Sorry, just following the above code. I saved the adata on my laptop, when I read in the adata and plot directed paga, I got an error as below. I was wondering how could I save the adata, so next time when I read in the adata, I can plot directed paga without running cr.tl.lineages(), scv.tl.recover_latent_time(), scv.tl.paga() again?

outDir = './datasets/'
adata.write(os.path.join(outDir, 'pan_adata_paga.h5ad'))

adata_readIn = scv.read(os.path.join(outDir, 'pan_adata_paga.h5ad'))

cr.pl.cluster_fates(adata_readIn, mode="paga_pie", cluster_key="clusters", basis='umap',
                    legend_kwargs={'loc': 'top right out'}, legend_loc='top left out',
                    node_size_scale=5, edge_width_scale=1, max_edge_width=4, title='directed PAGA')

Here is the error information:

Traceback (most recent call last):
  File "/Users/zj/anaconda3/envs/1_scMFvenv/lib/python3.8/site-packages/IPython/core/interactiveshell.py", line 3437, in run_code
    exec(code_obj, self.user_global_ns, self.user_ns)
  File "<ipython-input-20-a804d7b4d247>", line 1, in <module>
    cr.pl.cluster_fates(adata_readIn, mode="paga_pie", cluster_key="clusters", basis='umap',
  File "/Users/zj/anaconda3/envs/1_scMFvenv/lib/python3.8/site-packages/cellrank/pl/_cluster_fates.py", line 475, in cluster_fates
    lin_names = list(adata.obsm[lk].names)
AttributeError: 'numpy.ndarray' object has no attribute 'names'

Sorry for so many questions. I'd highly appreciate any suggestions on this.

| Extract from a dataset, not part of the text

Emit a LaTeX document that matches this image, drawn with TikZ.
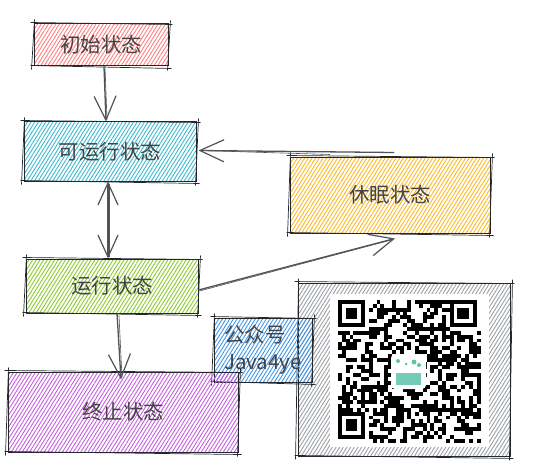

michalk8 commented 3 years ago

Hi @zhangjiaobxy ,

thanks again for the nice reproducible code! Re your first question, why is there grey: grey signifies "missing" values in the pie chart i.e. abs. probabilities not summing to 1. However, this should not happen - they should sum to 1. I've checked whether the abs. probabilities sum to 1, unfortunately, they do not - I am not sure why we're not checking this in this function (we really should..., sorry for that).

Increasing the tolerance to tol=1e-12 (from tol=1e-6) seems to work (at least for use_petsc=True, for use_petsc=False, I don't have the patience to run it - it will most likely take ages). Alternative is to specify solver='direct' - both PETSc/scipy produce correct (i.e. summing to 1 results) or use preconditioner='lu'/preconditioner='ilu' (both of these seem to have worked).

re your 2nd question: It's currently impossible to serialize custom classes to AnnData, so just the array+names+colors are saved (separately). You can either use

# just the extra Lineage class reconstruction
adata = cr.read(os.path.join(outDir, 'pan_adata_paga.h5ad'))  #  which just wraps `scv.read` by default

or do

adata.obsm['to_terminal_states'] = cr.tl.Lineage(
    adata.obsm['to_terminal_states'],
    names=adata.uns['terminal_states_names'],
    colors=adata.uns['terminal_states_colors']
)

ping @Marius1311:

[ ] why does gmres fail (the min. mass for 1 cell is 0.859912)? the cond. number of Q is 3.355078e+12 (if I set more "reasoanble term. states, such as ['Delta', 'Beta', 'Alpha'], it's ~1 order of magnitude lower, 8.591531e+11
[ ] any idea why PETSc/scipy does not return converged=False? Should we increase the tolerance?
[ ] I just noticed, the preconditioner=None' is the default (though it was 'ilu', which def. helps in this case, it almost sums to 1 [min is 0.995908], for 'lu' is 1.0), was it always None or did we change it? Should we enable it?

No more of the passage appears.